*What is asked*: Set out every line bearing the string "this".

== Source records ==

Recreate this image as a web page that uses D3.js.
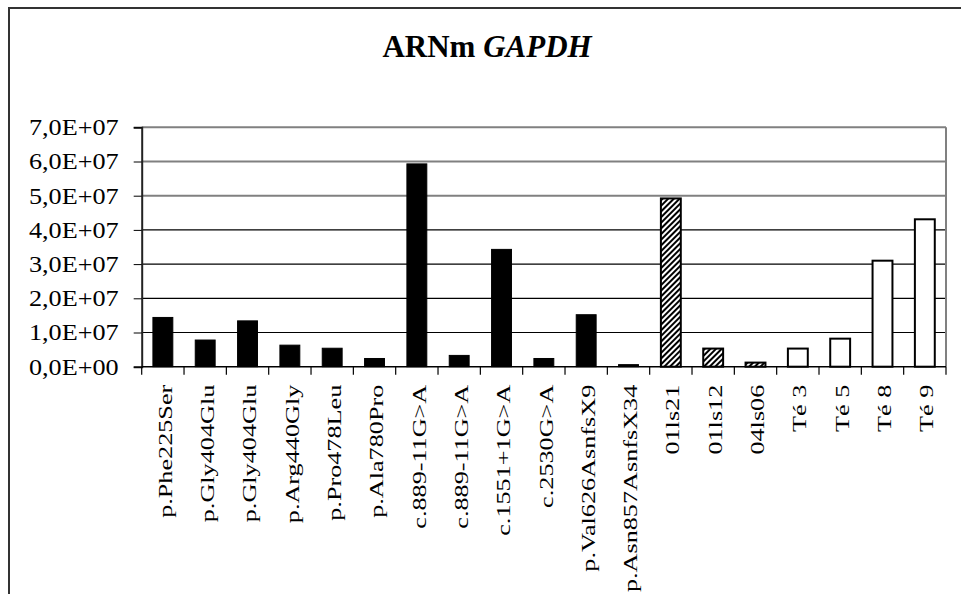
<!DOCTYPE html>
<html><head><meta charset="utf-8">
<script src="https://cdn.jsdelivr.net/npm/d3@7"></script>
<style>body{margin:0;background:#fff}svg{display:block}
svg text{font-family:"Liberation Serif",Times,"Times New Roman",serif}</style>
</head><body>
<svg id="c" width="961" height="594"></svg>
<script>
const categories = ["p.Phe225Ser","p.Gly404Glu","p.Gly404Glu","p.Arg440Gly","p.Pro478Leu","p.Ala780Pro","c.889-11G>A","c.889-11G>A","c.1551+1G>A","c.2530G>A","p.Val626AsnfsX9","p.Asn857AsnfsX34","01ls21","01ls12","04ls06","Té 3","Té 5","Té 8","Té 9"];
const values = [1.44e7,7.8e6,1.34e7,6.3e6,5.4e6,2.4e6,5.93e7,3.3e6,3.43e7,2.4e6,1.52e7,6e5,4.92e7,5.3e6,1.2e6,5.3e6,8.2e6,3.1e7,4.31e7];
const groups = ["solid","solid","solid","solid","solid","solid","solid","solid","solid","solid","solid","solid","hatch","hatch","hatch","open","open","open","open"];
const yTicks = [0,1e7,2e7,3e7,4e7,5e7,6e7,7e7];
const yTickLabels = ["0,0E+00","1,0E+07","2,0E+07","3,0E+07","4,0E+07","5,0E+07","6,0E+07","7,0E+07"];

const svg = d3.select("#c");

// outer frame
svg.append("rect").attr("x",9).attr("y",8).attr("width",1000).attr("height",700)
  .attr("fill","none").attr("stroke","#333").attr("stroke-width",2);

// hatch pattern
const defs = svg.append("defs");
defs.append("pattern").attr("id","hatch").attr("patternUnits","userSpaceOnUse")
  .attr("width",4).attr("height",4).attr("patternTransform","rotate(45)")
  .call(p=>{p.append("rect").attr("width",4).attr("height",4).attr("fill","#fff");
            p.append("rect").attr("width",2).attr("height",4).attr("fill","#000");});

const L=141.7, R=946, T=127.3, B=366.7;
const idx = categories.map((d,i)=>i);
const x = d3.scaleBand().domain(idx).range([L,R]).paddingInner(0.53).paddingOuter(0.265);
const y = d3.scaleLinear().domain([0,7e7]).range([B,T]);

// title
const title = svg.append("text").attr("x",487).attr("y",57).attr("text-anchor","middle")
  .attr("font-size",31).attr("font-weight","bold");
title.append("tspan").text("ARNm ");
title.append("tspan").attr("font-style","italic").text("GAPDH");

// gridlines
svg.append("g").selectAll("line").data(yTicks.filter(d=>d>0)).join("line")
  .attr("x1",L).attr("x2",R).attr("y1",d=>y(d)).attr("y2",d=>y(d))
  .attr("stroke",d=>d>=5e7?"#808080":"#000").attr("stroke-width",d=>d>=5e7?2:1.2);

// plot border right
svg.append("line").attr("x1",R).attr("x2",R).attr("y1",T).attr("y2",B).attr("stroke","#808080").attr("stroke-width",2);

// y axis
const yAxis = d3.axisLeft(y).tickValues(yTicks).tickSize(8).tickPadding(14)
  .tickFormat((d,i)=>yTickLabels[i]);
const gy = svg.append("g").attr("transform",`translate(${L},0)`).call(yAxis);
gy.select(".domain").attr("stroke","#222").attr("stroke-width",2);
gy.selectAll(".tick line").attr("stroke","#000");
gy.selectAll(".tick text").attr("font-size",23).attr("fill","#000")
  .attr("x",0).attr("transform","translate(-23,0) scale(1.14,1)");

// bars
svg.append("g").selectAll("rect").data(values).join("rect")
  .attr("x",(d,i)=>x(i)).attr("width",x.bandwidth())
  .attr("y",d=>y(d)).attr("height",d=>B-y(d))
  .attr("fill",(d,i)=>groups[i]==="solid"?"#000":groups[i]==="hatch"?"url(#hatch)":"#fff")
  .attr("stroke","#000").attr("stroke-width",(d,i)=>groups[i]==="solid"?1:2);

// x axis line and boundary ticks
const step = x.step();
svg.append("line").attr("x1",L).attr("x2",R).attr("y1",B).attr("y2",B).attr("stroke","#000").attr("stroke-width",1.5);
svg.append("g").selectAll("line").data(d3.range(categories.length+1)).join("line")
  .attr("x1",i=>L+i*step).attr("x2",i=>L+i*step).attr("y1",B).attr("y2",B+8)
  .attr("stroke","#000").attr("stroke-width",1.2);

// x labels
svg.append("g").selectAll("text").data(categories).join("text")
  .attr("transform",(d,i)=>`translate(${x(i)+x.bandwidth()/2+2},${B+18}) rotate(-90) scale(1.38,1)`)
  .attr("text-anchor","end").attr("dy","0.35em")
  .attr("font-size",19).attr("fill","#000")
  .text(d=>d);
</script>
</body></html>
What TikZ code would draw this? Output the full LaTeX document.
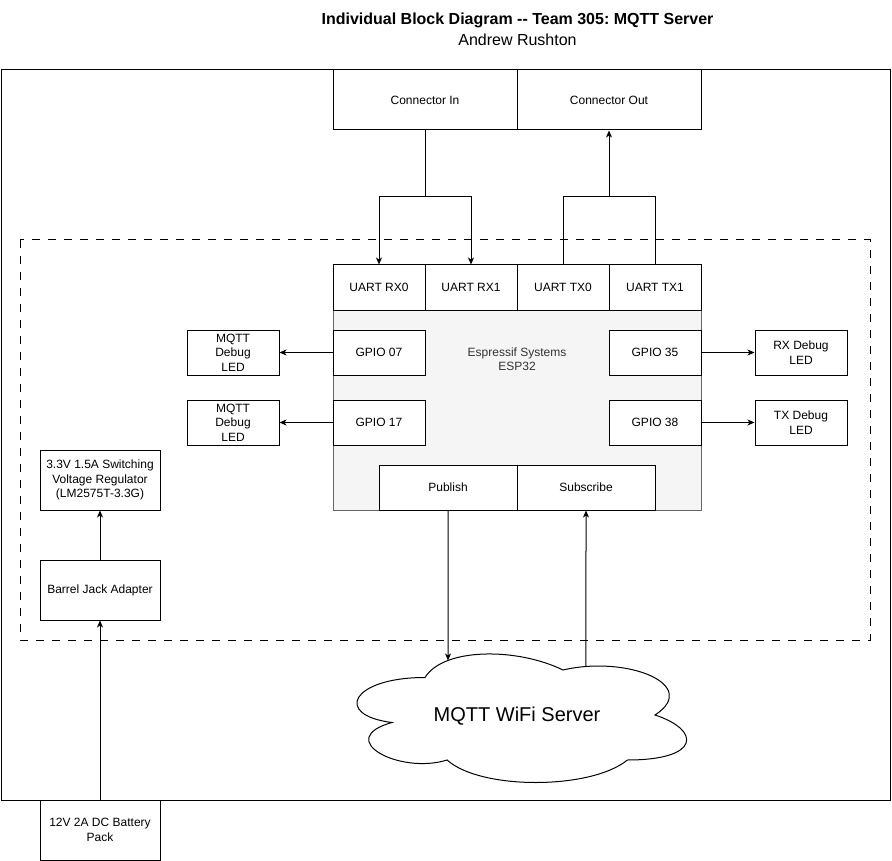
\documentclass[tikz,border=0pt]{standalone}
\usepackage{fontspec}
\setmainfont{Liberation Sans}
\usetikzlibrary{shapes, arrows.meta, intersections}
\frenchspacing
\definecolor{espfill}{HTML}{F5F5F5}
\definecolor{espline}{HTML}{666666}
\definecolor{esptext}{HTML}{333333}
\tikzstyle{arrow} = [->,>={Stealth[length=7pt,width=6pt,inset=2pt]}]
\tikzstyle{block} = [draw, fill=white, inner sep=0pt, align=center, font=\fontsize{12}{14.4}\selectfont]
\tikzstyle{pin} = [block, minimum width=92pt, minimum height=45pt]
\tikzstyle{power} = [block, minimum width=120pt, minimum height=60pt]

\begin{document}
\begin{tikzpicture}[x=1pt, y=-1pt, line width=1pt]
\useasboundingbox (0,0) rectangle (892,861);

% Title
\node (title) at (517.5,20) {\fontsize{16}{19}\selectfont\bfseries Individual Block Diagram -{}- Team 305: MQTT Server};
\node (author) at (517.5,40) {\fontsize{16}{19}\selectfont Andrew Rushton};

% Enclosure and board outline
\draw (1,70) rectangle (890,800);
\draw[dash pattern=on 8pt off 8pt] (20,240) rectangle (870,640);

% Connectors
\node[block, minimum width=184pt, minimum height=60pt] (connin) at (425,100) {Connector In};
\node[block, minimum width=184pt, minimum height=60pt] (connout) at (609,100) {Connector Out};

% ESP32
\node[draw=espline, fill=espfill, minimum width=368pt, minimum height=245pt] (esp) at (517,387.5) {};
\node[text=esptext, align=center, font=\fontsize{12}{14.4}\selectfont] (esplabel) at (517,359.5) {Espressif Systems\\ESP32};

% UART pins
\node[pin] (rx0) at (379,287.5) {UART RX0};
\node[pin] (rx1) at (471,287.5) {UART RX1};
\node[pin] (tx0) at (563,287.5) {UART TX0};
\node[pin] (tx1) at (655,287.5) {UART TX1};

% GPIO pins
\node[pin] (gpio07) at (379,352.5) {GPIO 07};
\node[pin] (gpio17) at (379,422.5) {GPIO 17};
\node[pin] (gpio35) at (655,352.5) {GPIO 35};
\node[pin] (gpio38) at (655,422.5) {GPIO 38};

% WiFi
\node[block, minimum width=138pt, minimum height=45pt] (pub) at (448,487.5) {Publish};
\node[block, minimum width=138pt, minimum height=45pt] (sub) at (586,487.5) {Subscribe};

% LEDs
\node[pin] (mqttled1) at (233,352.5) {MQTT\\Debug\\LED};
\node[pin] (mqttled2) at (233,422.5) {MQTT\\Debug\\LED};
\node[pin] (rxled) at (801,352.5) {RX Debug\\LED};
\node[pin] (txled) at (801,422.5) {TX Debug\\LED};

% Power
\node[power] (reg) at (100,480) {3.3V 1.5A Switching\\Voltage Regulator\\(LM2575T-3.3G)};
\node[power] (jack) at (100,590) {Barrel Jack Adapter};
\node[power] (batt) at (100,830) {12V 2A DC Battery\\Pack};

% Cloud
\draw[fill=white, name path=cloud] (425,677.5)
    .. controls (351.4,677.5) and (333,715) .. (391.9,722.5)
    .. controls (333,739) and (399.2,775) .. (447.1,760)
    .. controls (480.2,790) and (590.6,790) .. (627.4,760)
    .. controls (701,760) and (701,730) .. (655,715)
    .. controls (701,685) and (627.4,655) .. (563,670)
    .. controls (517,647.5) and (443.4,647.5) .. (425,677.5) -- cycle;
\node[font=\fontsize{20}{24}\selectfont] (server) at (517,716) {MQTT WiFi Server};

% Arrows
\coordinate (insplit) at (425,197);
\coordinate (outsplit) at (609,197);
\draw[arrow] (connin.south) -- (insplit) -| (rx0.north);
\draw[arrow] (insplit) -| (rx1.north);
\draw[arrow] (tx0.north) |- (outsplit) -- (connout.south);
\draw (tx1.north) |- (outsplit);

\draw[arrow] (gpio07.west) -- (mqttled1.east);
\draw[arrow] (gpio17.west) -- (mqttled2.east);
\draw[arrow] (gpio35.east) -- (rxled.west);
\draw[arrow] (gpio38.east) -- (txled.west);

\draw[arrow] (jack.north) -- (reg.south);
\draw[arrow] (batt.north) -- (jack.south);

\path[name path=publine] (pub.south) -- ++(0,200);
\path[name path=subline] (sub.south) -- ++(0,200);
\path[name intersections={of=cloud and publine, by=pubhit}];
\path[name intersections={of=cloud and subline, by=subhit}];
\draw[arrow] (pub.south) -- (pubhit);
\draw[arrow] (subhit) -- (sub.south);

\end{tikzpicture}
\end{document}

===

*In response*:
Recreate this image as a web page that uses D3.js.
What TikZ code would draw this? Output the full LaTeX document.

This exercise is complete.